Why this is relevant for India-linked applicants

The timing sits inside a broader education-mobility market where India is not only sending students abroad but also receiving more foreign students. Business Today, citing the All India Survey on Higher Education released by the Ministry of Education, reported that Indian higher education institutions enrolled 58,134 foreign students in 2023–24 from 173 countries. That was an 18.9% increase over five years from 48,898 in 2019–20.

The same report stated that Nepal accounted for 24.1% of foreign student enrolment in India, followed by the United Arab Emirates at 7%, the United States and Bangladesh at 5.9% each, Nigeria at 5.5%, and Zimbabwe at 4%. Karnataka was reported as the top destination state with 7,914 foreign students, narrowly ahead of Punjab with 7,902.

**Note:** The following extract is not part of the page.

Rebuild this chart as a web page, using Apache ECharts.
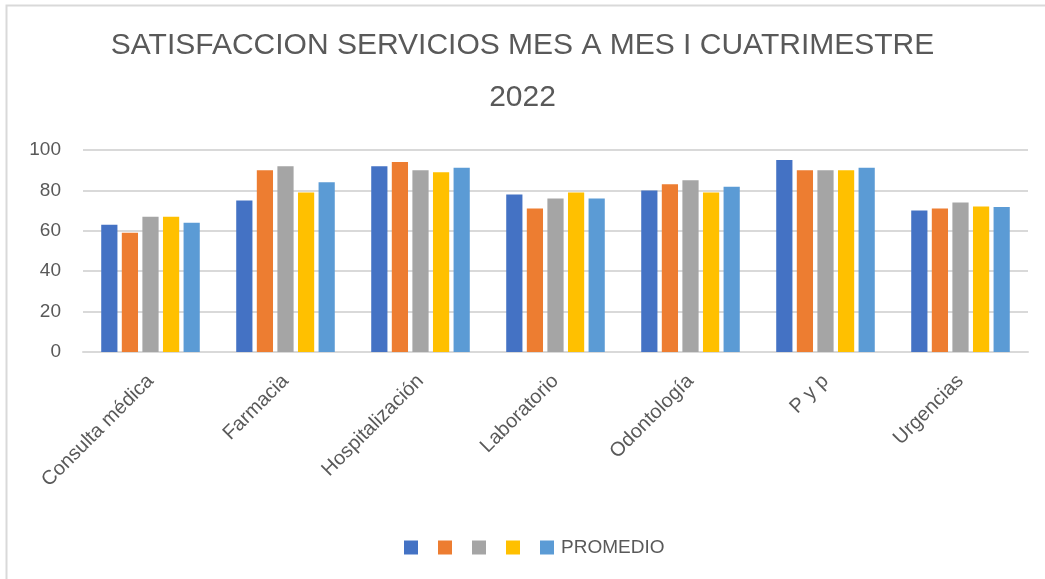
<!DOCTYPE html>
<html>
<head>
<meta charset="utf-8">
<script src="https://cdn.jsdelivr.net/npm/echarts@6/dist/echarts.min.js"></script>
<style>
  html, body { margin: 0; padding: 0; background: #fff; }
  #chart { width: 1045px; height: 579px; }
</style>
</head>
<body>
<div id="chart"></div>
<script>
// categorias y valores
var categories = ['Consulta médica', 'Farmacia', 'Hospitalización', 'Laboratorio', 'Odontología', 'P y p', 'Urgencias'];
var mes1 = [63, 75, 92, 78, 80, 95, 70];
var mes2 = [59, 90, 94, 71, 83, 90, 71];
var mes3 = [67, 92, 90, 76, 85, 90, 74];
var mes4 = [67, 79, 89, 79, 79, 90, 72];
var promedio = [64, 84, 91.25, 76, 81.75, 91.25, 71.75];
// los cuatro meses no tienen nombre en la leyenda
var seriesNames = ['m1', 'm2', 'm3', 'm4', 'PROMEDIO'];
var yTicks = [0, 20, 40, 60, 80, 100];

var colors = ['#4472C4', '#ED7D31', '#A5A5A5', '#FFC000', '#5B9BD5'];
var font = '"Liberation Sans", Arial, sans-serif';

var chart = echarts.init(document.getElementById('chart'));
var allData = [mes1, mes2, mes3, mes4, promedio];

chart.setOption({
  color: colors,
  animation: false,
  graphic: [{
    type: 'rect',
    shape: { x: 6.5, y: 5.5, width: 1060, height: 600 },
    style: { fill: 'none', stroke: '#D9D9D9', lineWidth: 2 }
  }],
  title: {
    text: 'SATISFACCION SERVICIOS MES A MES I CUATRIMESTRE\n2022',
    left: 'center',
    top: 15,
    textStyle: { fontFamily: font, fontSize: 30, fontWeight: 'normal', color: '#595959', lineHeight: 52 }
  },
  legend: {
    top: 533,
    left: 399,
    itemWidth: 14,
    itemHeight: 14,
    itemGap: 20,
    icon: 'rect',
    data: seriesNames,
    formatter: function (name) { return name === 'PROMEDIO' ? name : ''; },
    textStyle: { fontFamily: font, fontSize: 19, color: '#595959', padding: [0, 0, 0, 2] }
  },
  grid: { left: 83, right: 17, top: 150, bottom: 227, containLabel: false },
  xAxis: {
    type: 'category',
    data: categories,
    axisTick: { show: false },
    axisLine: { lineStyle: { color: '#D9D9D9', width: 2 } },
    axisLabel: { rotate: 45, fontFamily: font, fontSize: 20, color: '#595959', margin: 26, interval: 0 }
  },
  yAxis: {
    type: 'value',
    min: yTicks[0],
    max: yTicks[yTicks.length - 1],
    interval: 20,
    axisLine: { show: false },
    axisTick: { show: false },
    splitLine: { lineStyle: { color: '#D9D9D9', width: 2 } },
    axisLabel: { fontFamily: font, fontSize: 19, color: '#595959', margin: 22 }
  },
  series: seriesNames.map(function (n, i) {
    return {
      name: n,
      type: 'bar',
      data: allData[i],
      barGap: '27%',
      barCategoryGap: '27%'
    };
  })
});
</script>
</body>
</html>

For admissions planning, these figures are a baseline indicator: cross-border education flows around India are becoming more structured. Test access, university recruitment, and international enrolment policy are converging into a measurable pipeline. Students should assume that platforms will increasingly combine test preparation, university matching, and application processing.

That creates efficiency. It also creates a risk: applicants may let one platform define the entire admissions strategy. The correct response is not rejection. It is audit.

What students should check before using the new pathway

A student considering TOEFL or GRE through this Crizac–ETS India route should build a simple decision matrix.

Minimum checks:

  • Target universities: confirm whether TOEFL, GRE, both, or neither are required.
  • Score policy: check minimum score, recommended score, and department-level variation.
  • Test date: work backward from application deadlines, not from prep availability.
  • Retake buffer: keep time for one retake if the first score falls below threshold.
  • Prep source: confirm that practice materials match the official test format.
  • Advisory conflict: separate test-prep advice from university-placement incentives.

This is especially important for GRE applicants. Some programs require it, some make it optional, and some do not consider it. A high GRE score can be useful only where the program’s evaluation model gives it weight. Otherwise, time may be better allocated to academic records, essays, research fit, or funding documents.

For TOEFL, the logic is narrower. The score is usually a language-competency threshold. Once the applicant clears the required band, incremental gains may have limited admissions value unless a university or scholarship explicitly rewards higher scores.

The next metric to watch is implementation quality: how access is distributed, whether students outside major cities can use it effectively, and whether prep data is tied to application advising. Until those details are visible, treat the partnership as a useful access channel, not a complete admissions strategy.